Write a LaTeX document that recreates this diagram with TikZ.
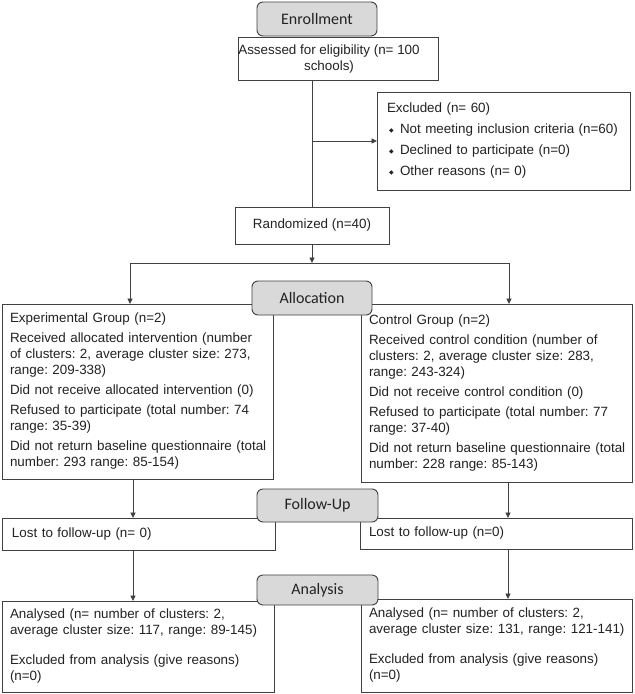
\documentclass[tikz,border=0pt]{standalone}
\usepackage{fontspec}
\setmainfont{Liberation Sans}
\newfontfamily\headfont{Carlito}
\newfontfamily\symfont{DejaVu Sans}
\usetikzlibrary{arrows.meta}
\definecolor{edge}{HTML}{404040}
\definecolor{headfill}{HTML}{D9D9D9}
\definecolor{txt}{HTML}{222222}
\newcommand{\cbul}{\makebox[13pt][l]{\hspace{2pt}\raisebox{1pt}{\symfont\fontsize{6}{6}\selectfont ◆}}}
\newcommand{\oneline}[1]{\mbox{#1}}
\frenchspacing
\begin{document}
\begin{tikzpicture}[x=1pt,y=-1pt,
  font=\fontsize{13.4}{16}\selectfont, text=txt,
  box/.style={draw=edge, line width=0.9pt, fill=white, inner sep=0pt, outer sep=0pt},
  tbox/.style={box, align=left, inner xsep=9pt},
  head/.style={draw=edge, line width=0.9pt, fill=headfill, rounded corners=6pt,
    inner sep=0pt, outer sep=0pt, font=\headfont\fontsize{16}{18}\selectfont},
  line/.style={draw=edge, line width=0.9pt},
  arr/.style={line, -{Triangle[length=5.5pt,width=5pt]}}]
\fill[white] (0,0) rectangle (635,694);
\useasboundingbox (0,0) rectangle (635,694);

% Enrollment
\node[box, minimum width=200pt, minimum height=43pt] (assess) at (338,58.5) {};
\node[align=center, inner sep=0pt] (assesstxt) at (329,59) {Assessed for eligibility (n= 100\\schools)};
\node[head, minimum width=120pt, minimum height=34pt] (enroll) at (317,19) {Enrollment};

\node[box, minimum width=253pt, minimum height=98pt, text width=233pt, inner xsep=10pt, align=left] (excl) at (503.5,141)
  {Excluded (n= 60)\\[5pt]\oneline{\cbul Not meeting inclusion criteria (n=60)}\\[5pt]\cbul Declined to participate (n=0)\\[5pt]\cbul Other reasons (n= 0)};

\node[box, minimum width=154pt, minimum height=37pt] (rand) at (312,225.5) {Randomized (n=40)};

% Allocation
\node[tbox, minimum width=271pt, minimum height=175pt, text width=255pt, inner xsep=8pt] (exp) at (137.5,391.5)
  {\oneline{Experimental Group (n=2)}\\[4pt]
   \oneline{Received allocated intervention (number}\\\oneline{of clusters: 2, average cluster size: 273,}\\\oneline{range: 209-338)}\\[4pt]
   \oneline{Did not receive allocated intervention (0)}\\[4pt]
   \oneline{Refused to participate (total number: 74}\\\oneline{range: 35-39)}\\[4pt]
   \oneline{Did not return baseline questionnaire (total}\\\oneline{number: 293 range: 85-154)}};
\node[tbox, minimum width=271pt, minimum height=178pt, text width=255pt, inner xsep=8pt] (ctrl) at (496.5,393)
  {\oneline{Control Group (n=2)}\\[4pt]
   \oneline{Received control condition (number of}\\\oneline{clusters: 2, average cluster size: 283,}\\\oneline{range: 243-324)}\\[4pt]
   \oneline{Did not receive control condition (0)}\\[4pt]
   \oneline{Refused to participate (total number: 77}\\\oneline{range: 37-40)}\\[4pt]
   \oneline{Did not return baseline questionnaire (total}\\\oneline{number: 228 range: 85-143)}};
\node[head, minimum width=120pt, minimum height=34pt] (alloc) at (312,298) {Allocation};

% Follow-up
\node[tbox, minimum width=273pt, minimum height=32pt, text width=253pt, inner xsep=10pt] (lostL) at (138.5,534) {Lost to follow-up (n= 0)};
\node[tbox, minimum width=272pt, minimum height=31pt, text width=254pt] (lostR) at (496,533.5) {Lost to follow-up (n=0)};
\node[head, minimum width=121pt, minimum height=33pt] (follow) at (317.5,505.5) {Follow-Up};

% Analysis
\node[tbox, minimum width=272pt, minimum height=91pt, text width=256pt, inner xsep=8pt] (anL) at (138,646.5)
  {\oneline{Analysed (n= number of clusters: 2,}\\\oneline{average cluster size: 117, range: 89-145)}\\[14pt]
   \oneline{Excluded from analysis (give reasons)}\\(n=0)};
\node[tbox, minimum width=271pt, minimum height=93pt, text width=255pt, inner xsep=8pt] (anR) at (496.5,645.5)
  {\oneline{Analysed (n= number of clusters: 2,}\\\oneline{average cluster size: 131, range: 121-141)}\\[14pt]
   \oneline{Excluded from analysis (give reasons)}\\(n=0)};
\node[head, minimum width=121pt, minimum height=30pt] (analysis) at (317.5,590) {Analysis};

% connectors
\draw[line] (assess.south -| rand.north) -- (rand.north);
\draw[arr] (excl.west -| rand.north) -- (excl.west);
\coordinate (bl) at (130,263);
\coordinate (br) at (509,263);
\draw[arr] (rand.south) -- (rand.south |- bl);
\draw[line] (bl) -- (br);
\draw[arr] (bl) -- (bl |- exp.north);
\draw[arr] (br) -- (br |- ctrl.north);
\coordinate (cl) at (133,0);
\coordinate (cr) at (508,0);
\draw[arr] (cl |- exp.south) -- (cl |- lostL.north);
\draw[arr] (cr |- ctrl.south) -- (cr |- lostR.north);
\draw[arr] (cl |- lostL.south) -- (cl |- anL.north);
\draw[arr] (cr |- lostR.south) -- (cr |- anR.north);
\end{tikzpicture}
\end{document}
◆ ◆ ◆ ◆ ◆ ◆ ◆
[What you are asked to do]
Reproduce all of the material exactly, apart from the pictures.

[Result for this exercise]
Write a LaTeX document that recreates this diagram with TikZ.
\documentclass[tikz,border=0pt]{standalone}
\usepackage{fontspec}
\setmainfont{Liberation Sans}
\newfontfamily\headfont{Carlito}
\newfontfamily\symfont{DejaVu Sans}
\usetikzlibrary{arrows.meta}
\definecolor{edge}{HTML}{404040}
\definecolor{headfill}{HTML}{D9D9D9}
\definecolor{txt}{HTML}{222222}
\newcommand{\cbul}{\makebox[13pt][l]{\hspace{2pt}\raisebox{1pt}{\symfont\fontsize{6}{6}\selectfont ◆}}}
\newcommand{\oneline}[1]{\mbox{#1}}
\frenchspacing
\begin{document}
\begin{tikzpicture}[x=1pt,y=-1pt,
  font=\fontsize{13.4}{16}\selectfont, text=txt,
  box/.style={draw=edge, line width=0.9pt, fill=white, inner sep=0pt, outer sep=0pt},
  tbox/.style={box, align=left, inner xsep=9pt},
  head/.style={draw=edge, line width=0.9pt, fill=headfill, rounded corners=6pt,
    inner sep=0pt, outer sep=0pt, font=\headfont\fontsize{16}{18}\selectfont},
  line/.style={draw=edge, line width=0.9pt},
  arr/.style={line, -{Triangle[length=5.5pt,width=5pt]}}]
\fill[white] (0,0) rectangle (635,694);
\useasboundingbox (0,0) rectangle (635,694);

% Enrollment
\node[box, minimum width=200pt, minimum height=43pt] (assess) at (338,58.5) {};
\node[align=center, inner sep=0pt] (assesstxt) at (329,59) {Assessed for eligibility (n= 100\\schools)};
\node[head, minimum width=120pt, minimum height=34pt] (enroll) at (317,19) {Enrollment};

\node[box, minimum width=253pt, minimum height=98pt, text width=233pt, inner xsep=10pt, align=left] (excl) at (503.5,141)
  {Excluded (n= 60)\\[5pt]\oneline{\cbul Not meeting inclusion criteria (n=60)}\\[5pt]\cbul Declined to participate (n=0)\\[5pt]\cbul Other reasons (n= 0)};

\node[box, minimum width=154pt, minimum height=37pt] (rand) at (312,225.5) {Randomized (n=40)};

% Allocation
\node[tbox, minimum width=271pt, minimum height=175pt, text width=255pt, inner xsep=8pt] (exp) at (137.5,391.5)
  {\oneline{Experimental Group (n=2)}\\[4pt]
   \oneline{Received allocated intervention (number}\\\oneline{of clusters: 2, average cluster size: 273,}\\\oneline{range: 209-338)}\\[4pt]
   \oneline{Did not receive allocated intervention (0)}\\[4pt]
   \oneline{Refused to participate (total number: 74}\\\oneline{range: 35-39)}\\[4pt]
   \oneline{Did not return baseline questionnaire (total}\\\oneline{number: 293 range: 85-154)}};
\node[tbox, minimum width=271pt, minimum height=178pt, text width=255pt, inner xsep=8pt] (ctrl) at (496.5,393)
  {\oneline{Control Group (n=2)}\\[4pt]
   \oneline{Received control condition (number of}\\\oneline{clusters: 2, average cluster size: 283,}\\\oneline{range: 243-324)}\\[4pt]
   \oneline{Did not receive control condition (0)}\\[4pt]
   \oneline{Refused to participate (total number: 77}\\\oneline{range: 37-40)}\\[4pt]
   \oneline{Did not return baseline questionnaire (total}\\\oneline{number: 228 range: 85-143)}};
\node[head, minimum width=120pt, minimum height=34pt] (alloc) at (312,298) {Allocation};

% Follow-up
\node[tbox, minimum width=273pt, minimum height=32pt, text width=253pt, inner xsep=10pt] (lostL) at (138.5,534) {Lost to follow-up (n= 0)};
\node[tbox, minimum width=272pt, minimum height=31pt, text width=254pt] (lostR) at (496,533.5) {Lost to follow-up (n=0)};
\node[head, minimum width=121pt, minimum height=33pt] (follow) at (317.5,505.5) {Follow-Up};

% Analysis
\node[tbox, minimum width=272pt, minimum height=91pt, text width=256pt, inner xsep=8pt] (anL) at (138,646.5)
  {\oneline{Analysed (n= number of clusters: 2,}\\\oneline{average cluster size: 117, range: 89-145)}\\[14pt]
   \oneline{Excluded from analysis (give reasons)}\\(n=0)};
\node[tbox, minimum width=271pt, minimum height=93pt, text width=255pt, inner xsep=8pt] (anR) at (496.5,645.5)
  {\oneline{Analysed (n= number of clusters: 2,}\\\oneline{average cluster size: 131, range: 121-141)}\\[14pt]
   \oneline{Excluded from analysis (give reasons)}\\(n=0)};
\node[head, minimum width=121pt, minimum height=30pt] (analysis) at (317.5,590) {Analysis};

% connectors
\draw[line] (assess.south -| rand.north) -- (rand.north);
\draw[arr] (excl.west -| rand.north) -- (excl.west);
\coordinate (bl) at (130,263);
\coordinate (br) at (509,263);
\draw[arr] (rand.south) -- (rand.south |- bl);
\draw[line] (bl) -- (br);
\draw[arr] (bl) -- (bl |- exp.north);
\draw[arr] (br) -- (br |- ctrl.north);
\coordinate (cl) at (133,0);
\coordinate (cr) at (508,0);
\draw[arr] (cl |- exp.south) -- (cl |- lostL.north);
\draw[arr] (cr |- ctrl.south) -- (cr |- lostR.north);
\draw[arr] (cl |- lostL.south) -- (cl |- anL.north);
\draw[arr] (cr |- lostR.south) -- (cr |- anR.north);
\end{tikzpicture}
\end{document}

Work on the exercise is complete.